Thursday, August 31, 2006
As the Bush administration defends its failure to regulate greenhouse gases under the Clean Air Act, California has turned up the heat with its Global Warming Solutions Act, expected to be passed today.
Opening briefs are due before the U.S. Supreme Court today in a case challenging the Bush administration's reluctance to issue regulations to control global warming.
California and 11 other states have joined with environmental groups in a legal attack they hope will compel the U.S. Environmental Protection Agency to take action to curb the release of heat-trapping carbon dioxide and other greenhouse gases entering the atmosphere.
The EPA maintains it has no authority under the Clean Air Act to do so, and even if it had the ability, regulations are inappropriate. It favors, instead, national and international "voluntary partnerships" over mandatory rules covering domestic industries.
Critics maintain the White House must be forced to act without delay to reverse or at least slow down the warming trend.
"It's really not that complicated," Tom Dressler, spokesman for the California attorney general, said Wednesday. "We want the federal government to take its head out of the sand, start performing its statutory duty, and start protecting California and the rest of this nation from the potentially devastating effects of global warming."
The Supreme Court case also has important ramifications for state actions on climate change. That's because federal law lets states adopt rules that may exceed EPA standards, but not wander into territory deemed off-limits.

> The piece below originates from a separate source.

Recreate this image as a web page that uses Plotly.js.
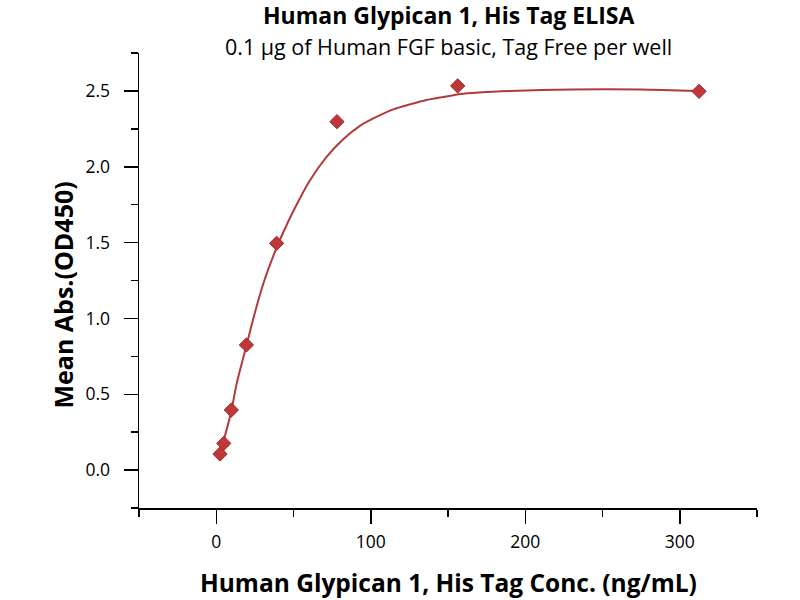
<!DOCTYPE html>
<html>
<head>
<meta charset="utf-8">
<script src="https://cdn.plot.ly/plotly-3.0.1.min.js"></script>
<style>html,body{margin:0;padding:0;background:#fff;}#chart{width:800px;height:600px;}</style>
</head>
<body>
<div id="chart"></div>
<script>
// Measured points
const concentration = [2.44, 4.88, 9.77, 19.53, 39.06, 78.13, 156.25, 312.5];
const meanAbs = [0.106, 0.176, 0.396, 0.825, 1.495, 2.297, 2.533, 2.497];
// Fitted curve
const curveX = [2.44, 4.88, 9.77, 13.2, 19.53, 24, 30.5, 38, 43, 50, 60, 71, 82, 93, 104, 115, 125, 136, 147, 158, 170, 190, 230, 275, 312.5];
const curveY = [0.12, 0.20, 0.39, 0.57, 0.82, 1.00, 1.23, 1.44, 1.56, 1.71, 1.90, 2.06, 2.18, 2.27, 2.33, 2.38, 2.41, 2.44, 2.46, 2.48, 2.49, 2.50, 2.51, 2.51, 2.50];

const titleText = "Human Glypican 1, His Tag ELISA";
const subtitleText = "0.1 μg of Human FGF basic, Tag Free per well";
const xTitle = "Human Glypican 1, His Tag Conc. (ng/mL)";
const yTitle = "Mean Abs.(OD450)";

const FONT = "'Open Sans', 'Noto Sans', sans-serif";
const red = "#c0373a";

const traces = [
  {
    x: curveX, y: curveY, type: "scatter", mode: "lines",
    line: {color: "#b23a3a", width: 2, shape: "spline", smoothing: 0.7},
    hoverinfo: "skip"
  },
  {
    x: concentration, y: meanAbs, type: "scatter", mode: "markers",
    marker: {symbol: "diamond", size: 11, color: red, line: {color: "#a02a2e", width: 1}}
  }
];

const layout = {
  width: 800, height: 600,
  margin: {l: 139, r: 43, t: 53, b: 92},
  paper_bgcolor: "#fff", plot_bgcolor: "#fff",
  showlegend: false,
  font: {family: FONT, color: "#000"},
  xaxis: {
    range: [-50, 350], tick0: 0, dtick: 100,
    ticks: "outside", ticklen: 14, tickwidth: 1.5, tickcolor: "#000",
    showline: true, linecolor: "#000", linewidth: 1.5,
    showgrid: false, zeroline: false,
    ticklabelstandoff: 3,
    tickfont: {family: FONT, size: 17.5, color: "#000"},
    minor: {dtick: 50, tick0: 0, ticks: "outside", ticklen: 7, tickwidth: 1.5, tickcolor: "#000", showgrid: false}
  },
  yaxis: {
    range: [-0.25, 2.75], tick0: 0, dtick: 0.5, tickformat: ".1f",
    ticks: "outside", ticklen: 14, tickwidth: 1.5, tickcolor: "#000",
    showline: true, linecolor: "#000", linewidth: 1.5,
    showgrid: false, zeroline: false,
    ticklabelstandoff: 10,
    tickfont: {family: FONT, size: 17.5, color: "#000"},
    minor: {dtick: 0.25, tick0: 0, ticks: "outside", ticklen: 7, tickwidth: 1.5, tickcolor: "#000", showgrid: false}
  },
  annotations: [
    {text: "<b>" + titleText + "</b>", xref: "paper", yref: "paper", x: 0.5, y: 1, yshift: 38,
     xanchor: "center", yanchor: "middle", showarrow: false, font: {family: FONT, size: 23, color: "#000"}},
    {text: subtitleText, xref: "paper", yref: "paper", x: 0.5, y: 1, yshift: 7,
     xanchor: "center", yanchor: "middle", showarrow: false, font: {family: FONT, size: 21.5, color: "#000"}},
    {text: "<b>" + xTitle + "</b>", xref: "paper", yref: "paper", x: 0.5, y: 0, yshift: -74,
     xanchor: "center", yanchor: "middle", showarrow: false, font: {family: FONT, size: 24.5, color: "#000"}},
    {text: "<b>" + yTitle + "</b>", xref: "paper", yref: "paper", x: 0, y: 0.5, xshift: -77, yshift: -15,
     textangle: -90, xanchor: "center", yanchor: "middle", showarrow: false, font: {family: FONT, size: 25, color: "#000"}}
  ]
};

Plotly.newPlot("chart", traces, layout, {displayModeBar: false, staticPlot: true});
</script>
</body>
</html>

Vehicle tailpipe emission standards are the main point of contention. California has issued its own rules that would force car makers to improve vehicle mileage, and 10 other states have followed suit.
Those rules have been held up by litigation from automakers, and the outcome of that challenge hinges largely on what happens in the Supreme Court case.
The case also is expected to define EPA authority to regulate power plant and other industrial emissions.
David Bookbinder, an attorney for the Sierra Club helping coordinate the legal arguments, said the case is "unequivocally" the most important environmental matter facing the Supreme Court.
"The United States is the largest source of greenhouse gases in the world," he said. "If we want to have any hope of avoiding the more dramatic consequences of global warming, we have got to start acting now."
EPA critics want the case to be decided in line with the standard meaning of terms used in the Clean Air Act, which broadly defines air pollutants subject to federal regulation to include seemingly any substance "which is emitted into or otherwise enters the ambient air," so long as it can be "reasonably anticipated to endanger public health or welfare."
Effects on weather or climate are clearly covered, Bookbinder argued.
If that argument prevails, the Supreme Court could send the matter back to the EPA with orders to take up global warming in a way that either would lead to a set of rules mandating emission cuts or a legally persuasive rationale against doing that.
Bookbinder said if it gets to that point, given the scientific evidence, "I could argue the case with hand puppets and win."
After the petitioners file today, the EPA and its supporters will have about a month to submit their own legal briefs in the case. Oral arguments are expected in December and a decision by June 2007.
EPA press secretary Jennifer Wood said Wednesday the agency is confident it's on solid ground, both legally and from the standpoint of what's best for the environment and the economy.
She said the president's policy "achieves near-term reductions" in greenhouse gases -- equivalent to cutting the annual emissions of 40 million vehicles since 2004 -- "while investing in long-term solutions."
A three-judge appellate court in Washington effectively sided with the EPA last year, although the judges split in their analysis of the case and couldn't agree on a majority opinion.
Representatives of the energy industry maintain the Clean Air Act, which is the principal federal law under which the EPA takes action against air pollution, wasn't intended to address global warming.
Ralph Colleli, a lawyer for the American Petroleum Institute in Washington, said Wednesday the text of the law should be considered along with legislative history suggesting the law "doesn't authorize EPA to impose mandatory regulations for controlling greenhouse gas emissions for climate change purposes."
The case is Massachusetts vs. EPA, 05-1120.